▶ **What is needed**:
Make an exact transcription of the material, leaving out all images.
[START OF Material provided]
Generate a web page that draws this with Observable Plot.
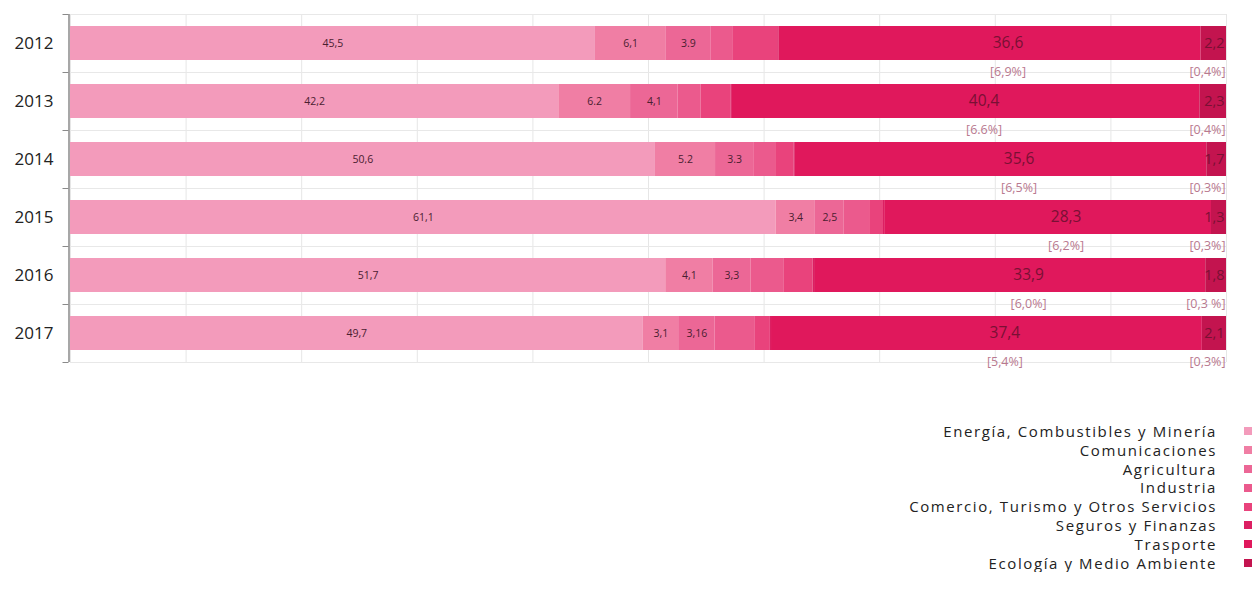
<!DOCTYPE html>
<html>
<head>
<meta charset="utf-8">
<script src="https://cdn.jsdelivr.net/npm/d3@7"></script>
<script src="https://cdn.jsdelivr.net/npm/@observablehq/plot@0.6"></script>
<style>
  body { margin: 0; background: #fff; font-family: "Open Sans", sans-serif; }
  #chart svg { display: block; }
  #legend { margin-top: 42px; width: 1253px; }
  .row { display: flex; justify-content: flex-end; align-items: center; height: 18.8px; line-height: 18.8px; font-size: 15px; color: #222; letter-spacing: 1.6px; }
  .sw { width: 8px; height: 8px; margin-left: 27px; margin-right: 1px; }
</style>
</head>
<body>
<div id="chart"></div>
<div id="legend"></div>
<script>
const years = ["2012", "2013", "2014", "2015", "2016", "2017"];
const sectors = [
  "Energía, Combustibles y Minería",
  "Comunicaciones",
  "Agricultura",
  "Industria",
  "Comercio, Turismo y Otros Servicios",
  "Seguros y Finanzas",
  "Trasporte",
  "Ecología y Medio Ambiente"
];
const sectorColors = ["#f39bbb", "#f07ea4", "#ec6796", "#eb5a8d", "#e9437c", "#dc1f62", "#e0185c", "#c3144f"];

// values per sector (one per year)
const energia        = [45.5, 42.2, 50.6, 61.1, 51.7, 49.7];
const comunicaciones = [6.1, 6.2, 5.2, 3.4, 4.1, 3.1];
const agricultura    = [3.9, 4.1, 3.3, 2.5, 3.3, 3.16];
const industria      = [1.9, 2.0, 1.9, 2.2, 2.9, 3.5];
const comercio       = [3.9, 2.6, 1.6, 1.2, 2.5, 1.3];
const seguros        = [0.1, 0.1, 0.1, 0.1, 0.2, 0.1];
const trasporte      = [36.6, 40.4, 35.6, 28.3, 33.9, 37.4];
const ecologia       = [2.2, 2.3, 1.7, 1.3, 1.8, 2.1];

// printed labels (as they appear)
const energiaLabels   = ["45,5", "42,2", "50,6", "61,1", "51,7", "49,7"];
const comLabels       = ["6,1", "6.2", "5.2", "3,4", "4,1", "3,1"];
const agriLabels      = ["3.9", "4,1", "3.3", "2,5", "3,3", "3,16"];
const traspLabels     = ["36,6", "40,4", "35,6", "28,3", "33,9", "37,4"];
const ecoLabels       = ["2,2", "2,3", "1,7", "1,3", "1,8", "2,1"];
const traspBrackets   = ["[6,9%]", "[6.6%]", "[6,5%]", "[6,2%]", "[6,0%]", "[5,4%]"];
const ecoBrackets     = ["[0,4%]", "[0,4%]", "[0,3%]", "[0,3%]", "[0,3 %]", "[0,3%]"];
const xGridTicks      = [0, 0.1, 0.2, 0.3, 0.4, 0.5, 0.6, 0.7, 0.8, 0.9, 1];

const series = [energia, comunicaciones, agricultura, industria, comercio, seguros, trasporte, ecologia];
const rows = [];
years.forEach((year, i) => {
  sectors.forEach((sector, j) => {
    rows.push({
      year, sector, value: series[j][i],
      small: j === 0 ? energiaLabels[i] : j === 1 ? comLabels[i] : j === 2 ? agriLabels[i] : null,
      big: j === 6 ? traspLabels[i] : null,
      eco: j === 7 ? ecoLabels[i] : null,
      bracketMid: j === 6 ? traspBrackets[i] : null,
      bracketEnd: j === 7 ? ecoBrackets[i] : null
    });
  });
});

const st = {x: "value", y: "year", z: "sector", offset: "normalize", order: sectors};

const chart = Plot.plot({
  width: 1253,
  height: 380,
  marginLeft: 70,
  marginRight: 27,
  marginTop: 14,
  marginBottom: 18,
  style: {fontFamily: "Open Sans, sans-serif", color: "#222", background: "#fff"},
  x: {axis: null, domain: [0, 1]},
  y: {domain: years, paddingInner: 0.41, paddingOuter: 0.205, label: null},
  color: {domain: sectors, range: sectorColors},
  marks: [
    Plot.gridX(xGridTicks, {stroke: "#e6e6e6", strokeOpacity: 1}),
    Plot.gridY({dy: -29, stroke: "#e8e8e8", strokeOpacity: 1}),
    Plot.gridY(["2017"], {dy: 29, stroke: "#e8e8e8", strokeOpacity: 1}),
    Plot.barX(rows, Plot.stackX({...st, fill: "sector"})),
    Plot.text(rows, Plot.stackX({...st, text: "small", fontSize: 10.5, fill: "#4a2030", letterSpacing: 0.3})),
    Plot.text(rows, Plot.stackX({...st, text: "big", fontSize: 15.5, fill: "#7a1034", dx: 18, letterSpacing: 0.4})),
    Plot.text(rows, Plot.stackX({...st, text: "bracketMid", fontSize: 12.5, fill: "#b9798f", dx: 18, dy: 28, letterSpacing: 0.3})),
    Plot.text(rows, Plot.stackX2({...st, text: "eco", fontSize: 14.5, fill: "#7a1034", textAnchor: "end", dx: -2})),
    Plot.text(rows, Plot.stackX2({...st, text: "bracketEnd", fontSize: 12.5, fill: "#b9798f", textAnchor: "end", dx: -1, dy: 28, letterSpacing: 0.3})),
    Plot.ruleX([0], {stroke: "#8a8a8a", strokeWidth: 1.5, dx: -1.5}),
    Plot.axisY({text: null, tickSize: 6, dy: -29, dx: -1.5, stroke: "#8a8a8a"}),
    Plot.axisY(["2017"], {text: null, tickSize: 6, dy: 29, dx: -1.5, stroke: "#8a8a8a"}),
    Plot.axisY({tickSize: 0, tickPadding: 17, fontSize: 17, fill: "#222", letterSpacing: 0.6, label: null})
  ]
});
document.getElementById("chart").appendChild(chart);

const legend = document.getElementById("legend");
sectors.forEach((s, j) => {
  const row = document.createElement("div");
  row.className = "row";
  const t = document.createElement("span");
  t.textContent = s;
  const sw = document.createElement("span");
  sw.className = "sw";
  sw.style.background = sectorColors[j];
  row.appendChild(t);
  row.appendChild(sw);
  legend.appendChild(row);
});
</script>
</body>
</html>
[END OF Material provided]
▶ **Problem solution**:
Generate a web page that draws this with Observable Plot.
<!DOCTYPE html>
<html>
<head>
<meta charset="utf-8">
<script src="https://cdn.jsdelivr.net/npm/d3@7"></script>
<script src="https://cdn.jsdelivr.net/npm/@observablehq/plot@0.6"></script>
<style>
  body { margin: 0; background: #fff; font-family: "Open Sans", sans-serif; }
  #chart svg { display: block; }
  #legend { margin-top: 42px; width: 1253px; }
  .row { display: flex; justify-content: flex-end; align-items: center; height: 18.8px; line-height: 18.8px; font-size: 15px; color: #222; letter-spacing: 1.6px; }
  .sw { width: 8px; height: 8px; margin-left: 27px; margin-right: 1px; }
</style>
</head>
<body>
<div id="chart"></div>
<div id="legend"></div>
<script>
const years = ["2012", "2013", "2014", "2015", "2016", "2017"];
const sectors = [
  "Energía, Combustibles y Minería",
  "Comunicaciones",
  "Agricultura",
  "Industria",
  "Comercio, Turismo y Otros Servicios",
  "Seguros y Finanzas",
  "Trasporte",
  "Ecología y Medio Ambiente"
];
const sectorColors = ["#f39bbb", "#f07ea4", "#ec6796", "#eb5a8d", "#e9437c", "#dc1f62", "#e0185c", "#c3144f"];

// values per sector (one per year)
const energia        = [45.5, 42.2, 50.6, 61.1, 51.7, 49.7];
const comunicaciones = [6.1, 6.2, 5.2, 3.4, 4.1, 3.1];
const agricultura    = [3.9, 4.1, 3.3, 2.5, 3.3, 3.16];
const industria      = [1.9, 2.0, 1.9, 2.2, 2.9, 3.5];
const comercio       = [3.9, 2.6, 1.6, 1.2, 2.5, 1.3];
const seguros        = [0.1, 0.1, 0.1, 0.1, 0.2, 0.1];
const trasporte      = [36.6, 40.4, 35.6, 28.3, 33.9, 37.4];
const ecologia       = [2.2, 2.3, 1.7, 1.3, 1.8, 2.1];

// printed labels (as they appear)
const energiaLabels   = ["45,5", "42,2", "50,6", "61,1", "51,7", "49,7"];
const comLabels       = ["6,1", "6.2", "5.2", "3,4", "4,1", "3,1"];
const agriLabels      = ["3.9", "4,1", "3.3", "2,5", "3,3", "3,16"];
const traspLabels     = ["36,6", "40,4", "35,6", "28,3", "33,9", "37,4"];
const ecoLabels       = ["2,2", "2,3", "1,7", "1,3", "1,8", "2,1"];
const traspBrackets   = ["[6,9%]", "[6.6%]", "[6,5%]", "[6,2%]", "[6,0%]", "[5,4%]"];
const ecoBrackets     = ["[0,4%]", "[0,4%]", "[0,3%]", "[0,3%]", "[0,3 %]", "[0,3%]"];
const xGridTicks      = [0, 0.1, 0.2, 0.3, 0.4, 0.5, 0.6, 0.7, 0.8, 0.9, 1];

const series = [energia, comunicaciones, agricultura, industria, comercio, seguros, trasporte, ecologia];
const rows = [];
years.forEach((year, i) => {
  sectors.forEach((sector, j) => {
    rows.push({
      year, sector, value: series[j][i],
      small: j === 0 ? energiaLabels[i] : j === 1 ? comLabels[i] : j === 2 ? agriLabels[i] : null,
      big: j === 6 ? traspLabels[i] : null,
      eco: j === 7 ? ecoLabels[i] : null,
      bracketMid: j === 6 ? traspBrackets[i] : null,
      bracketEnd: j === 7 ? ecoBrackets[i] : null
    });
  });
});

const st = {x: "value", y: "year", z: "sector", offset: "normalize", order: sectors};

const chart = Plot.plot({
  width: 1253,
  height: 380,
  marginLeft: 70,
  marginRight: 27,
  marginTop: 14,
  marginBottom: 18,
  style: {fontFamily: "Open Sans, sans-serif", color: "#222", background: "#fff"},
  x: {axis: null, domain: [0, 1]},
  y: {domain: years, paddingInner: 0.41, paddingOuter: 0.205, label: null},
  color: {domain: sectors, range: sectorColors},
  marks: [
    Plot.gridX(xGridTicks, {stroke: "#e6e6e6", strokeOpacity: 1}),
    Plot.gridY({dy: -29, stroke: "#e8e8e8", strokeOpacity: 1}),
    Plot.gridY(["2017"], {dy: 29, stroke: "#e8e8e8", strokeOpacity: 1}),
    Plot.barX(rows, Plot.stackX({...st, fill: "sector"})),
    Plot.text(rows, Plot.stackX({...st, text: "small", fontSize: 10.5, fill: "#4a2030", letterSpacing: 0.3})),
    Plot.text(rows, Plot.stackX({...st, text: "big", fontSize: 15.5, fill: "#7a1034", dx: 18, letterSpacing: 0.4})),
    Plot.text(rows, Plot.stackX({...st, text: "bracketMid", fontSize: 12.5, fill: "#b9798f", dx: 18, dy: 28, letterSpacing: 0.3})),
    Plot.text(rows, Plot.stackX2({...st, text: "eco", fontSize: 14.5, fill: "#7a1034", textAnchor: "end", dx: -2})),
    Plot.text(rows, Plot.stackX2({...st, text: "bracketEnd", fontSize: 12.5, fill: "#b9798f", textAnchor: "end", dx: -1, dy: 28, letterSpacing: 0.3})),
    Plot.ruleX([0], {stroke: "#8a8a8a", strokeWidth: 1.5, dx: -1.5}),
    Plot.axisY({text: null, tickSize: 6, dy: -29, dx: -1.5, stroke: "#8a8a8a"}),
    Plot.axisY(["2017"], {text: null, tickSize: 6, dy: 29, dx: -1.5, stroke: "#8a8a8a"}),
    Plot.axisY({tickSize: 0, tickPadding: 17, fontSize: 17, fill: "#222", letterSpacing: 0.6, label: null})
  ]
});
document.getElementById("chart").appendChild(chart);

const legend = document.getElementById("legend");
sectors.forEach((s, j) => {
  const row = document.createElement("div");
  row.className = "row";
  const t = document.createElement("span");
  t.textContent = s;
  const sw = document.createElement("span");
  sw.className = "sw";
  sw.style.background = sectorColors[j];
  row.appendChild(t);
  row.appendChild(sw);
  legend.appendChild(row);
});
</script>
</body>
</html>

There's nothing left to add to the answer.